# [PROBLEM STATEMENT]
Restate the full listing word for word and leave the pictures out.

# [DATA]

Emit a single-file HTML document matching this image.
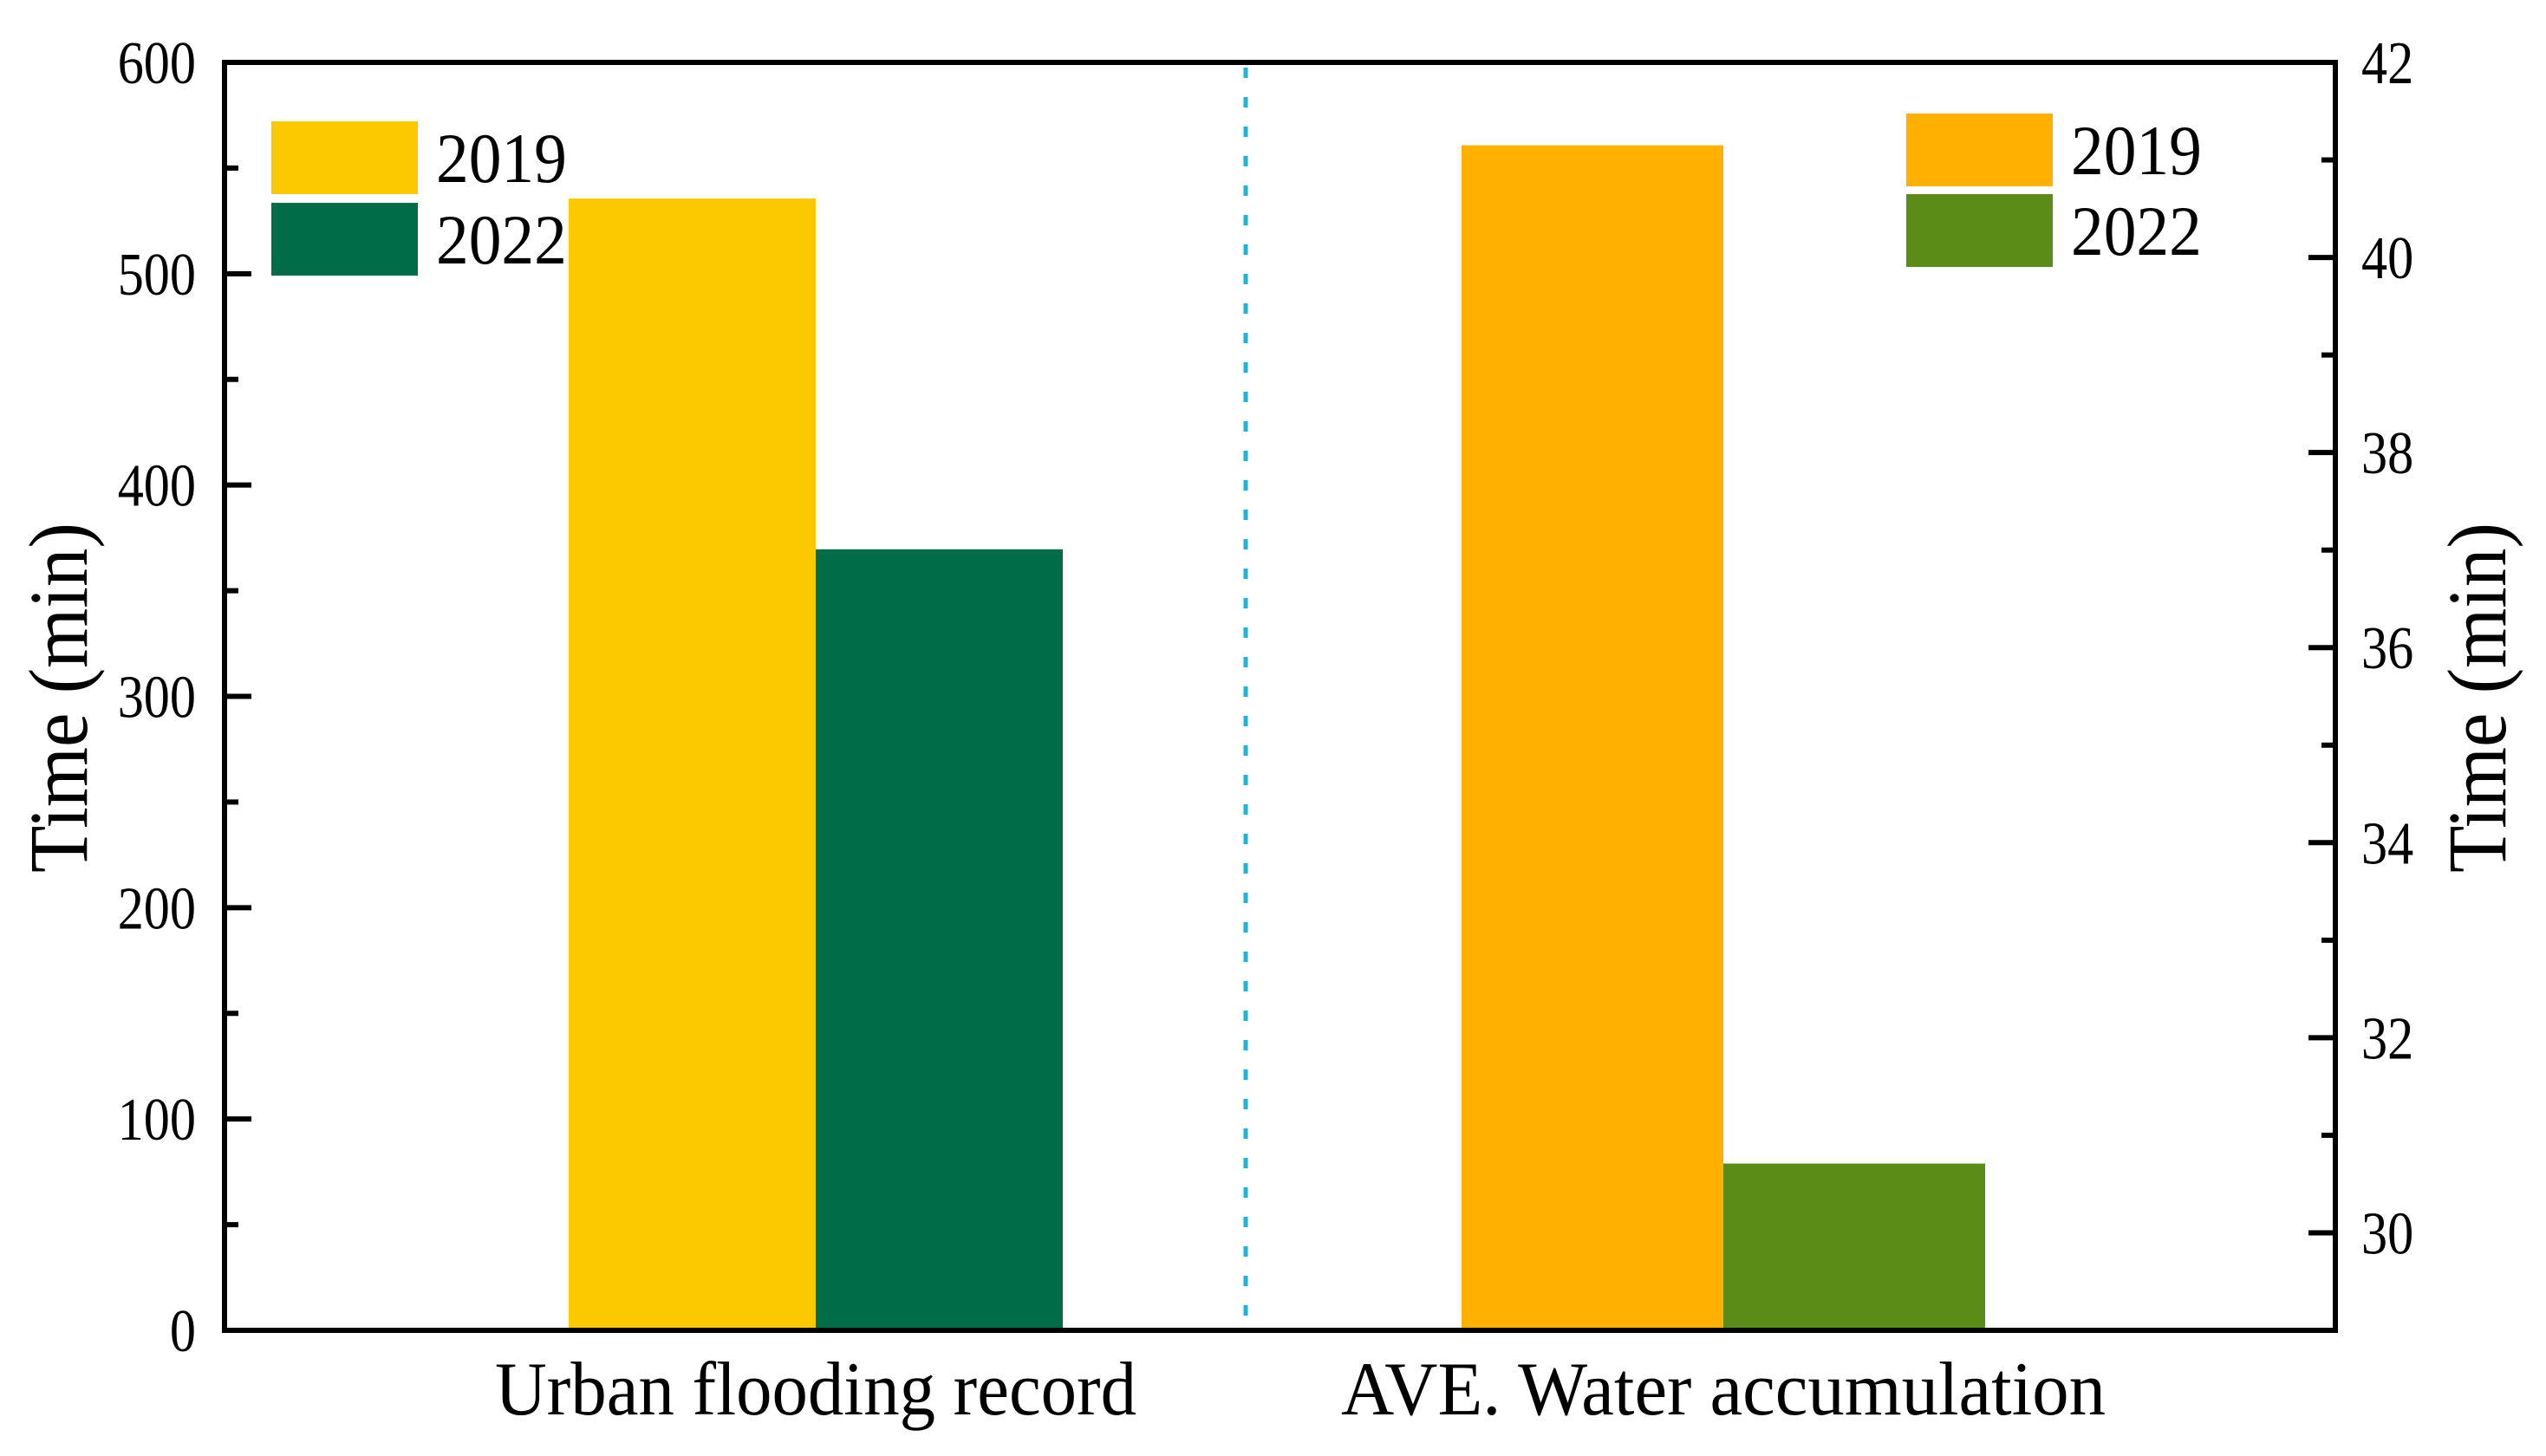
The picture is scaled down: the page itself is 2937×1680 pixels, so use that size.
<!DOCTYPE html>
<html><head><meta charset="utf-8"><style>
html,body{margin:0;padding:0;background:#fff;}
svg{display:block;font-family:"Liberation Serif",serif;}
</style></head><body>
<svg id="chart" width="2937" height="1680" xmlns="http://www.w3.org/2000/svg"></svg>
<script>
const categories = ["Urban flooding record", "AVE. Water accumulation"];
const leftValues2019 = [535.6];
const leftValues2022 = [369.6];
const rightValues2019 = [41.15];
const rightValues2022 = [30.71];
const leftTicks = [0, 100, 200, 300, 400, 500, 600];
const rightTicks = [30, 32, 34, 36, 38, 40, 42];

const svg = document.getElementById('chart');
const NS = 'http://www.w3.org/2000/svg';
const L = 259, R = 2694, T = 72, B = 1535;
const yL = v => B - (v - 0) / 600 * (B - T);
const yR = v => B - (v - 29) / 13 * (B - T);
const groupCenters = [941, 1988];
const barW = [285, 302];

function mk(tag, attrs, parent) {
  const e = document.createElementNS(NS, tag);
  for (const k in attrs) e.setAttribute(k, attrs[k]);
  (parent || svg).appendChild(e);
  return e;
}

function bar(x, w, yTop, color, name) {
  const r = mk('rect', {x: x, y: yTop, width: w, height: B - yTop, fill: color});
  
  
}
bar(groupCenters[0] - barW[0], barW[0], yL(leftValues2019[0]), '#fcc800', 'bar-flooding-2019');
bar(groupCenters[0], barW[0], yL(leftValues2022[0]), '#006c48', 'bar-flooding-2022');
bar(groupCenters[1] - barW[1], barW[1], yR(rightValues2019[0]), '#ffb000', 'bar-accumulation-2019');
bar(groupCenters[1], barW[1], yR(rightValues2022[0]), '#5b8c18', 'bar-accumulation-2022');

const dv = mk('line', {x1: 1437, x2: 1437, y1: T + 6, y2: B, stroke: '#1ab4dc', 'stroke-width': 5, 'stroke-dasharray': '12 22'});



const fr = mk('rect', {x: L, y: T, width: R - L, height: B - T, fill: 'none', stroke: '#000', 'stroke-width': 6});



for (let v = 0; v <= 600; v += 50) {
  const major = v % 100 === 0;
  const t = mk('line', {x1: L, x2: L + (major ? 31 : 16), y1: yL(v), y2: yL(v), stroke: '#000', 'stroke-width': 6});
  
  
}
leftTicks.forEach(v => {
  const t = mk('text', {x: 0, y: 0, 'text-anchor': 'end', 'font-size': 70, transform: 'translate(226,' + (yL(v) + 24) + ') scale(0.86,1)'});
  t.textContent = v;
  
  
});
for (let v = 30; v <= 42; v += 1) {
  const major = v % 2 === 0;
  const t = mk('line', {x1: R, x2: R - (major ? 31 : 16), y1: yR(v), y2: yR(v), stroke: '#000', 'stroke-width': 6});
  
  
}
rightTicks.forEach(v => {
  const t = mk('text', {x: 0, y: 0, 'text-anchor': 'start', 'font-size': 70, transform: 'translate(2724,' + (yR(v) + 24) + ') scale(0.86,1)'});
  t.textContent = v;
  
  
});

const lt = mk('text', {x: 0, y: 0, 'text-anchor': 'middle', 'font-size': 96, textLength: 404, lengthAdjust: 'spacingAndGlyphs', transform: 'translate(100,805) rotate(-90)'});
lt.textContent = 'Time (min)';


const rt = mk('text', {x: 0, y: 0, 'text-anchor': 'middle', 'font-size': 96, textLength: 404, lengthAdjust: 'spacingAndGlyphs', transform: 'translate(2890,805) rotate(-90)'});
rt.textContent = 'Time (min)';



const catW = [740, 882];
categories.forEach((c, i) => {
  const t = mk('text', {x: groupCenters[i], y: 1632, 'text-anchor': 'middle', 'font-size': 88, textLength: catW[i], lengthAdjust: 'spacingAndGlyphs'});
  t.textContent = c;
  
  
});

function legend(x, y, color, label, name) {
  const r = mk('rect', {x: x, y: y, width: 169, height: 84, fill: color});
  
  
  const t = mk('text', {x: 0, y: 0, 'font-size': 82, transform: 'translate(' + (x + 190) + ',' + (y + 70) + ') scale(0.92,1)'});
  t.textContent = label;
  
  
}
legend(313, 140, '#fcc800', '2019', 'legend-left-2019');
legend(313, 234, '#006c48', '2022', 'legend-left-2022');
legend(2199, 131, '#ffb000', '2019', 'legend-right-2019');
legend(2199, 224, '#5b8c18', '2022', 'legend-right-2022');
</script>
</body></html>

# [RESULT OF THIS EXERCISE]
Emit a single-file HTML document matching this image.
The picture is scaled down: the page itself is 2937×1680 pixels, so use that size.
<!DOCTYPE html>
<html><head><meta charset="utf-8"><style>
html,body{margin:0;padding:0;background:#fff;}
svg{display:block;font-family:"Liberation Serif",serif;}
</style></head><body>
<svg id="chart" width="2937" height="1680" xmlns="http://www.w3.org/2000/svg"></svg>
<script>
const categories = ["Urban flooding record", "AVE. Water accumulation"];
const leftValues2019 = [535.6];
const leftValues2022 = [369.6];
const rightValues2019 = [41.15];
const rightValues2022 = [30.71];
const leftTicks = [0, 100, 200, 300, 400, 500, 600];
const rightTicks = [30, 32, 34, 36, 38, 40, 42];

const svg = document.getElementById('chart');
const NS = 'http://www.w3.org/2000/svg';
const L = 259, R = 2694, T = 72, B = 1535;
const yL = v => B - (v - 0) / 600 * (B - T);
const yR = v => B - (v - 29) / 13 * (B - T);
const groupCenters = [941, 1988];
const barW = [285, 302];

function mk(tag, attrs, parent) {
  const e = document.createElementNS(NS, tag);
  for (const k in attrs) e.setAttribute(k, attrs[k]);
  (parent || svg).appendChild(e);
  return e;
}

function bar(x, w, yTop, color, name) {
  const r = mk('rect', {x: x, y: yTop, width: w, height: B - yTop, fill: color});
  
  
}
bar(groupCenters[0] - barW[0], barW[0], yL(leftValues2019[0]), '#fcc800', 'bar-flooding-2019');
bar(groupCenters[0], barW[0], yL(leftValues2022[0]), '#006c48', 'bar-flooding-2022');
bar(groupCenters[1] - barW[1], barW[1], yR(rightValues2019[0]), '#ffb000', 'bar-accumulation-2019');
bar(groupCenters[1], barW[1], yR(rightValues2022[0]), '#5b8c18', 'bar-accumulation-2022');

const dv = mk('line', {x1: 1437, x2: 1437, y1: T + 6, y2: B, stroke: '#1ab4dc', 'stroke-width': 5, 'stroke-dasharray': '12 22'});



const fr = mk('rect', {x: L, y: T, width: R - L, height: B - T, fill: 'none', stroke: '#000', 'stroke-width': 6});



for (let v = 0; v <= 600; v += 50) {
  const major = v % 100 === 0;
  const t = mk('line', {x1: L, x2: L + (major ? 31 : 16), y1: yL(v), y2: yL(v), stroke: '#000', 'stroke-width': 6});
  
  
}
leftTicks.forEach(v => {
  const t = mk('text', {x: 0, y: 0, 'text-anchor': 'end', 'font-size': 70, transform: 'translate(226,' + (yL(v) + 24) + ') scale(0.86,1)'});
  t.textContent = v;
  
  
});
for (let v = 30; v <= 42; v += 1) {
  const major = v % 2 === 0;
  const t = mk('line', {x1: R, x2: R - (major ? 31 : 16), y1: yR(v), y2: yR(v), stroke: '#000', 'stroke-width': 6});
  
  
}
rightTicks.forEach(v => {
  const t = mk('text', {x: 0, y: 0, 'text-anchor': 'start', 'font-size': 70, transform: 'translate(2724,' + (yR(v) + 24) + ') scale(0.86,1)'});
  t.textContent = v;
  
  
});

const lt = mk('text', {x: 0, y: 0, 'text-anchor': 'middle', 'font-size': 96, textLength: 404, lengthAdjust: 'spacingAndGlyphs', transform: 'translate(100,805) rotate(-90)'});
lt.textContent = 'Time (min)';


const rt = mk('text', {x: 0, y: 0, 'text-anchor': 'middle', 'font-size': 96, textLength: 404, lengthAdjust: 'spacingAndGlyphs', transform: 'translate(2890,805) rotate(-90)'});
rt.textContent = 'Time (min)';



const catW = [740, 882];
categories.forEach((c, i) => {
  const t = mk('text', {x: groupCenters[i], y: 1632, 'text-anchor': 'middle', 'font-size': 88, textLength: catW[i], lengthAdjust: 'spacingAndGlyphs'});
  t.textContent = c;
  
  
});

function legend(x, y, color, label, name) {
  const r = mk('rect', {x: x, y: y, width: 169, height: 84, fill: color});
  
  
  const t = mk('text', {x: 0, y: 0, 'font-size': 82, transform: 'translate(' + (x + 190) + ',' + (y + 70) + ') scale(0.92,1)'});
  t.textContent = label;
  
  
}
legend(313, 140, '#fcc800', '2019', 'legend-left-2019');
legend(313, 234, '#006c48', '2022', 'legend-left-2022');
legend(2199, 131, '#ffb000', '2019', 'legend-right-2019');
legend(2199, 224, '#5b8c18', '2022', 'legend-right-2022');
</script>
</body></html>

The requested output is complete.